1.1 - 8.10 - CFilter Output - Teradata Vantage

Teradata Vantage™ - Machine Learning Engine Analytic Function Reference

Product
Teradata Vantage
Release Number
1.1
8.10
Release Date
October 2019
Content Type
Programming Reference
Publication ID
B700-4003-079K
Language
English (United States)

Output Message Schema

Column Data Type Description
message VARCHAR Reports that output table was created successfully.

OutputTable Schema

Output is nondeterministic unless each add_column is unique in the group defined by JoinColumns (for more information, see Nondeterministic Results and UniqueID Syntax Element).

Column Data Type Description
col1_item1 VARCHAR Name of item1.
col1_item2 VARCHAR Name of item2.
cntb INTEGER Count of co-occurrence of both items in partition.
cnt1 INTEGER Count of occurrence of item1 in partition.
cnt2 INTEGER Count of occurrence of item2 in partition.
score DOUBLE PRECISION Product of two conditional probabilities:

P({ item2 | item1 }) * P({ item1 | item2 })

Preceding product equals following quotient:

(cntb * cntb)/(cnt1 * cnt2)

support DOUBLE PRECISION Percentage of transactions in partition in which the two items co-occur, calculated with this formula:

cntb/tran_cnt

where tran_cnt is the number of transactions in the partition.

For example, if eggs and milk were purchased together 3 times in 5 transactions in the same store, and the data is partitioned by store, then the support value in the partition is 3/5 = 0.6 = 60%.

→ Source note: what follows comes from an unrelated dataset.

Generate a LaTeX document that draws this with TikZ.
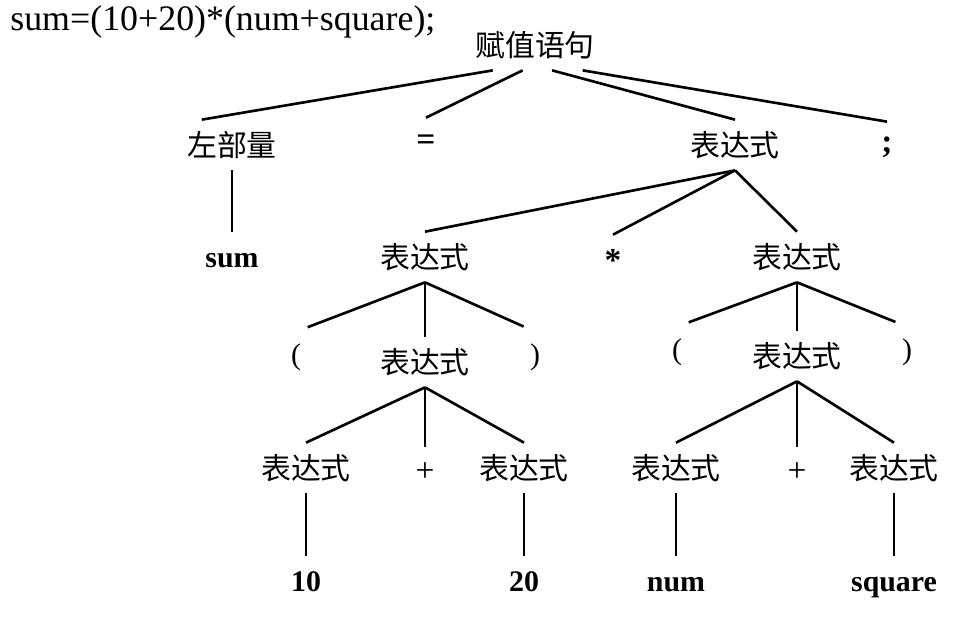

confidence DOUBLE PRECISION Percentage of transactions in partition in which item1 occurs, in which item2 also occurs, calculated with this formula:

cntb/cnt1

For example, if, in the same store, the number of times that a customer buys both milk (item1) and butter (item2) is 3 (cntb) and the number of times that a customer buys milk is 4 (cnt1), then the confidence that a person who buys milk will also buy butter is 3/4 = 0.75 = 75%.

lift DOUBLE PRECISION Ratio of observed support value to expected support value if item1 and item2 were independent; that is:

support(item1 and item2) / [support(item1) * support(item2)]

Value is calculated with this formula:

(cntb/tran_cnt) / [(cnt1/tran_cnt) * (cnt2/tran_cnt)]

If Lift > 1, the occurrence of item1 or item2 has a positive effect on the occurrence of the other items.

If Lift = 1, the occurrence of item1 or item2 has a no effect on the occurrence of the other items.

If Lift < 1, the occurrence of item1 or item2 has a negative effect on the occurrence of the other items.

z_score DOUBLE PRECISION Significance of co-occurrence, assuming that cntb follows a normal distribution, calculated with this formula:

(cntb - mean(cntb)) / sd(cntb)

If all cntb values are equal, then sd(cntb) is 0, and function does not calculate zscore.